Sigh, there is just so much that needs to be learned. Was kind of hoping for a generic solution that would solve a general case without the design requirements. Back to the books for more info....
 

Dippy

Moderator
dougy, there are, for sure, generic solutions that will sort most mild inicidences.
And slight variations will sort out slightly worse ones.
Sorting out for fluorescent light issues is easy and that would also cover most low-level problems. But when the 'wick' gets turned up then more drastic measures will be needed.

I suppose we could have generic solutions in 'bands'. But some cases need special treatment. That's where test gear, knowledge, a calculator and Magic Wand are needed :)

But to 'promise' you a one-size-fits-all solution would be pushing it a bit far...
I guess this is why some people get paid a lot of money to design electronic circuits.
 

RexLan

Senior Member
But to 'promise' you a one-size-fits-all solution would be pushing it a bit far...
I guess this is why some people get paid a lot of money to design electronic circuits.
And for what OP wants I would suggest an opening price will be $10,000 US dollars or more. The liability alone makes it a bad project.
 

craigcurtin

Senior Member
I think i will summarise the points i am trying to address

1) I am purchasing a solar system that will be grid tie interactive - this will have an inverter of approx 3Kw capacity (on the AC side) - this is a certified system that will use a Fronius IG30 Inverter.

2) The system is designed as a standalone one and is being purchased to take advantage of the NSW Gross Feed In Tarrif for Green electricity

3) In parallel with this i am purchasing a diesel generator that will run on Waste Vegetable Oil - i have confirmed with the NSW Govt that it is acceptable to feed EXCESS power from this unit into the Grid through the same Grid Tie Inverter - as the system is running on a Waste Feedstock.

4) I do not at any time anticipate feeding more than 1.5Kw from the Generator into the Inverter

5) All of the Grid Tie inverters that are being offered under the current system (from a variety of suppliers) appear to be based on MPPT - they will kick in from 150VDC (and above)
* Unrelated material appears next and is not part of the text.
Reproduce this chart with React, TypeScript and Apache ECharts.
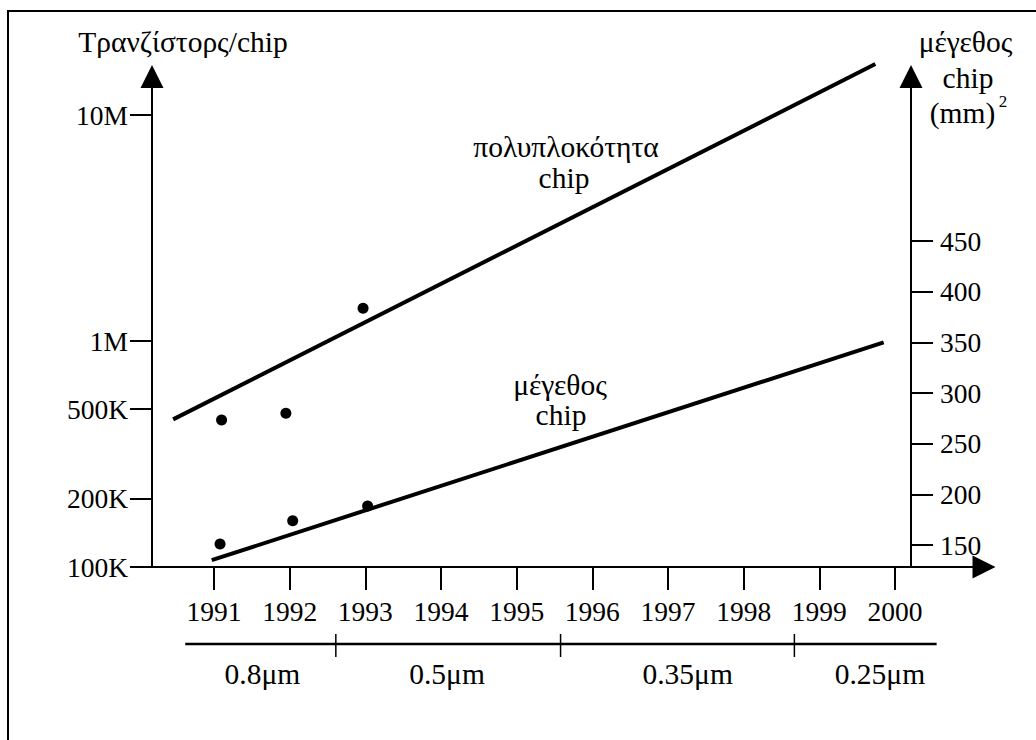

6) I therefore need a way to generate 150VDC (or above) at a maximum of 10AMPs - preferably controllable in some fashion as to the exact amount that i feed out.

regards

Craig
 

BeanieBots

Moderator
An MPPT controller designed for a PV source will be expecting to see something approximating a constant current source. Driving a constant voltage generator at constant speed will not be compatible with such a controller.

Depending on the nominal generator output voltage, this could be done with a basic switcher design used to control output CURRENT but also keeping that stable while the MPPT tries to maximise it AND not to impose variable loads on the engine at the same time whilst simultaneously trying to maximise the generator load will be 'one hell of a battle' between conflicting design criteria.

Not impossible, but I'd be contacting the manufacturer of the inverter for their input on this. They can probably supply alternative firmware for the existing product. PV simulators can be purchased. You could supply one of these from the generator and use it to supply the PV MPPT grid-tie inverter.